Types of Bipolar Disorder

Diane and Lisa Berger wrote a hard-hitting book about manic depression called We Heard the Angels of Madness. Bipolar: a virulent disorder with many faces In that book, they describe bipolar disorder as "a virulent disorder with many faces". They compare bipolar to the multi-headed Hydra of Greek mythology, which sprouted several new heads for each one slain.

The analogy is, for each question that researchers answer about bipolar disorder, even more questions are raised. Symptoms and their severity are different from one person to the next, like ever changing faces on the Hydra monster.

With these variations in how bipolar manifests itself, the challenge for the mental health professionals is to define the characteristics of each type of bipolar disorder. This would enable an accurate diagnosis and lead to a proper treatment plan for each sufferer.

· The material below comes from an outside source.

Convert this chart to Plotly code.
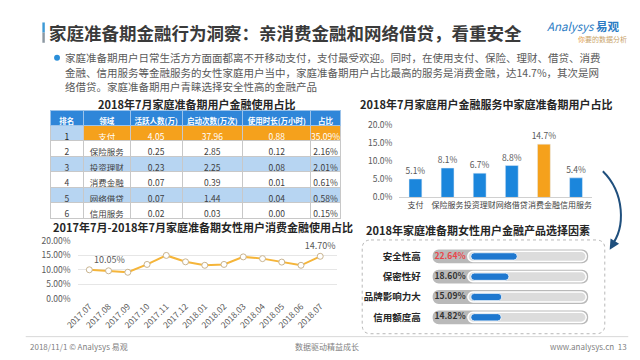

In the United States, the primary classification system is that found in The Diagnostic and Statistical Manual of Mental Disorders, also known as the DSM-IV. This manual is the mental health community's bible for the classification and diagnosis of all mental disorders. It organizes the mood disorders under the heading of Clinical Disorders (Axis I). The next volume, DSM-V, is now in the works to be published.

The Types of Bipolar Disorder

The various types of bipolar disorder are identified by the severity of the mood swings between the two opposite extremes: unusual happiness, elation, and high energy (mania); and bouts of depression, hopelessness, and a complete lack of energy (depression). Medical professionals have categorized the different kinds of bipolar disorder by the degree to which the manic and depressive behaviors each exist in a person.

The different types of bipolar disorder are summarized below. Click on a name for a more detailed description.

Bipolar Type 1 - also called bipolar i disorder - this is the “full strength” bipolar disorder, with mood swings that range between severe mania to deep depression. Both ends of the mood spectrum are at their strongest.

Bipolar Type 2 - also called bipolar 2 disorder or bipolar type ii - this is a milder form of the illness, involving less extreme periods of mania (called hypomania or hypomanic) that alternate with depression. Bipolar type 2 sufferers can still experience major episodes of depression, as do those with bipolar type 1.

Cyclothymia - also called Cyclothymic Disorder; this form of bipolar involves the mildest levels of mania and depression. Neither of the moods reach the extreme levels that the other types of bipolar bring about.

Bipolar NOS (Not Otherwise Specified) - this is a catch-all category for the types of bipolar that, according to the DSM-IV, don't fit the other three main categories. Mania or depression can be present but the episodes do not look like unipolar or like any of the three main types of bipolar disorder listed above. The DSM-IV distinguishes bipolar NOS in terms of the duration of the episodes - not being long enough to qualify the illness as being any of the other types of bipolar.

Mixed Bipolar - mania and depression are both present at the same exact time. This period has been described as a simultaneous mix of grandiosity, racing thoughts, and energy, while also being irritable, angry, and feeling bad. It can be a dangerous combination, as the individual is more compelled to act on his or her feelings of anger or depression.

Rapid Cycling Bipolar - this form of bipolar is characterized by four or more mood swings occurring within a 12 month period. This variation of bipolar can cause full mood swings repeatedly during a single week, or even within a single day. Rapid-cycling bipolar can increase the person’s risk of severe depression and for attempted suicide.

Dysthymia - also called Dysthymic Disorder; this illness is not clinically a type of bipolar bisorder, but is often mentioned in the same breath. It is also called chronic depression, and lasts at least two years. Its symptoms are not as intense as those of severe depression but it can still disrupt a person’s normal everyday life.